Wilder's departure is expected to be formally announced later today.
A press conference ahead of Sunday's game with Leicester City was scheduled for 5pm on Friday, but it was cancelled about fifteen minutes before it was due to take place.
Various reports suggest that former Barnsley and Leeds United head coach Paul Heckingbottom will take temporary charge for the game.
Wilder, 53, a boyhood fan of the Blades and a former player, took charge of his hometown club in the summer of 2016 and has presided over two promotions in his eventful reign at the club.
But after four outstanding campaigns of progress, United have endured totally contrasting fortunes in a nightmare 2020-21 campaign which is highly likely to end in relegation from the top-flight.
They are 12 points adrift of safety with only 10 matches remaining.
Despite a fraught season, Wilder is widely viewed to be one of the most successful managers in the club's history, having led them out of League One in his first year at the club in 2016-17 and ending their 12-year exile from the top-flight in a fabulous 2018-19 season.
Those feats continued last term when he led the Blades to ninth last season - their joint highest league placing since 1991-2.
Only Manchester City's Pep Guardiola (134) and Liverpool's Jürgen Klopp (117) have won more league games under a single manager in England's top four tiers than the Blades under Wilder, who has managed 94 in his spell at the club.
Speaking about his future recently, Wilder tellingly said that he did not know if he would be at Bramall Lane next season after being questioned about it, but added that he would like to remain 'if the club 'stick to the plan.'
It indirectly alluded to some tensions behind the scenes at the club following an awful campaign which also saw the club fail to add to their options in the January transfer window.

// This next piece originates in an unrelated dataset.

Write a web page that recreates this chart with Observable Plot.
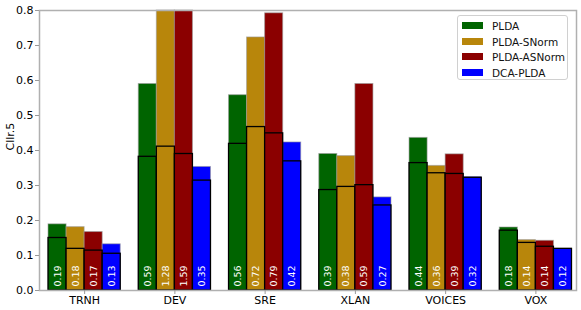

Wilder also recently referenced the need for the key players in the squad to remain together if the club were to have the best chance of reclaiming the top-flight position that they are likely to relinquish this Spring - and also spoke about the importance of infrastructural improvements.
“The plan was always to leave a legacy, change things off the pitch, stick with the players we’ve invested in, and try to add a few,” he explained.
“I want people to say, ‘He was all right, him.’ I want to put the club in a better position than I found it in 2016.”